Peran serta masyarakat, terutama dunia usaha dan industri, sangat terasa masih kurang optimal perannya dalam rangka penyelenggaraan pendidikan kejuruan. Kelemahan peranserta masyarakat tersebut nampak ketika pengembangan dan evaluasi kurikulum pendidikan kejuruan serta penyaluran lulusan. Penerapan pendekatan supply driven menjadi demand driven pada pendidikan kejuruan (SMK) masih belum memperoleh tanggapan positif dari masyarakat. Padahal, sistem demand driven dirancang yang dipicu kebutuhan pasar kerja, karena pada dasarnya program pendidikan kejuruan berorientasi kebutuhan nyata pasar kerja. Dengan demikian, peran aktif dunia usaha dan industri dalam penyelenggaraan pendidikan kejuruan sangat diperlukan.

4. Fasilitas pembelajaran pendidikan yang kurang memadai untuk pembentukan komptensi siswa
Fasilitas pembelajaran merupakan bagian penting pada penyelenggara pendidikan dalam melaksanakan proses pembelajaran dan memerlukan pengelolaan dan pemanfaatan yang efektif dan efisien. Dengan diterapkannya sistem desentralisasi pendidikan dan di sisi lain dengan diterapkannya pengelolaan pendidikan yang mengacu pada pencapaian standar kompetensi tertentu sangat berdampak pada pemenuhan kebutuhan akan fasilitas pembelajaran di sekolah. Selain itu, rendahnya anggaran pendidikan dari prosentase total Anggaran Pendapatan Belanja Negara (APBN) menyebabkan kecenderungan penyelenggaraan pendidikan berjalan lambat, dan berbeda jauh dari kualitas pendidikan negara tetangga, seperti Malaysia, Singapura, dan Australia. Bahkan menurut laporan survey pendidikan internasional, tingkat kualitas pendidikan sekarang berada di bawah Vietmam. Kecilnya anggaran pendidikan ini jelas mempengaruhi secara langsung kualitas pendidikan, terutama kemampuan sekolah menyediakan fasilitas atau sarana prasarana belajar yang memadai.
Karena itu, fasilitas pembelajaran seharusnya dikembangkan dan dioptimalkan secara integral berdasarkan acuan standar kualitas baku. Ruang kelas, ruang praktik, laboratorium, perpustakaan, alat dan media pendidikan merupakan fasilitas belajar mengajar yang direncanakan secara utuh dalam satu kesatuan dan terstandar.

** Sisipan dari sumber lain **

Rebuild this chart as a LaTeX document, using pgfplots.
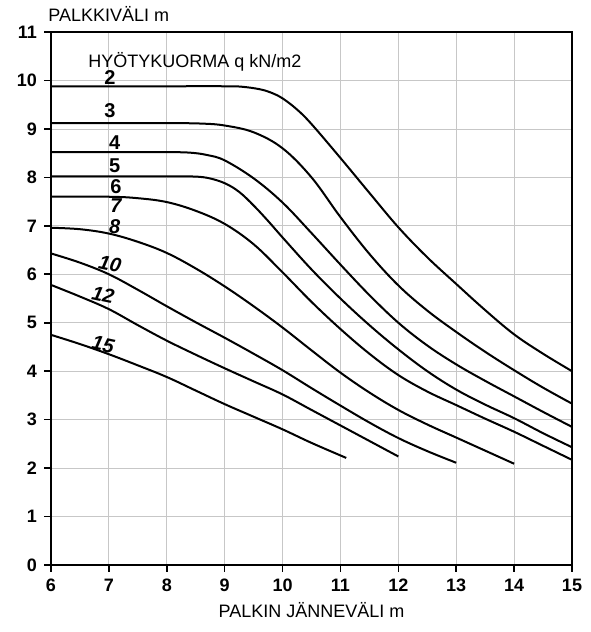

5. Sumber Daya Manusia Penyelenggara Pendidikan di Tingkat Sekolah Belum Profesional
Kepala sekolah, guru, staf kependidikan (tata usaha, pustakawan, dan teknisi/laboran) merupakan kunci sukses atau tidaknya penyelenggaraan pendidikan dan berhadapan langsung dengan subyek pendidikan (siswa). Kepala sekolah mempunyai peran yang sangat penting dalam menentukan maju dan mundurnya penyelenggaraan pendidikan di lembaganya. Dengan demikian, kepala sekolah harus memiliki potensi yang dapat dikembangkan secara optimal dan profesional.
Guru merupakan jiwa dari sekolah. Oleh karena itu, peningkatan profesionalisme guru perlu memperoleh perhatian tersendiri baik dari sekolah maupun pemerintah. Saat ini, masih banyak guru yang mengajar tidak sesuai dengan bidang dan kompetensi yang seharusnya. Peningkatan profesionalisme guru harus dilakukan secara berkesinambungan dan kontinyu. Sertifikasi guru dalam jabatan yang digulirkan pemerintah akhir-akhir ini merupakan perlu didukung masyarakat luas, dan dalam pelaksanaannya harus tetap mengacu pada standar kompetensi yang ditetapkan secara utuh, yaitu standar kompetensi pedogogis, kepribadian, profesional, dan sosial.
Kepala sekolah dan guru tidak mungkin bekerja sendiri, tanpa bantuan tenaga kependidikan maka seluruh proses kegiatan belajar mengajar tidak mungkin dapat bergerak. Jadi, untuk mewujudkan sekolah yang berkualitas, semua warga sekolah mempunyai peran yang besar dan harus bekerja secara profesional sesuai dengan bidang kerja masing-masing.

Simpulan
Jadi, supaya sistem pendidikan sekolah di Indonesia berjalan dengan baik harus diikuti dengan faktor-faktor pendukung yang memadai, misalnya seperti kurikulum yang benar-benar sudah diuji kualitasnya, sumber daya manusia, sarana dan prasarana, dukungan pemerintah, dukungan masyarakat serta faktor lainnya.

Semoga di masa yang akan datang, pendidikan di Indonesia semakin gemilang dan mampu mencetak generasi-generasi berprestasi yang akan mengharumkan nama Indonesia di mancanegara.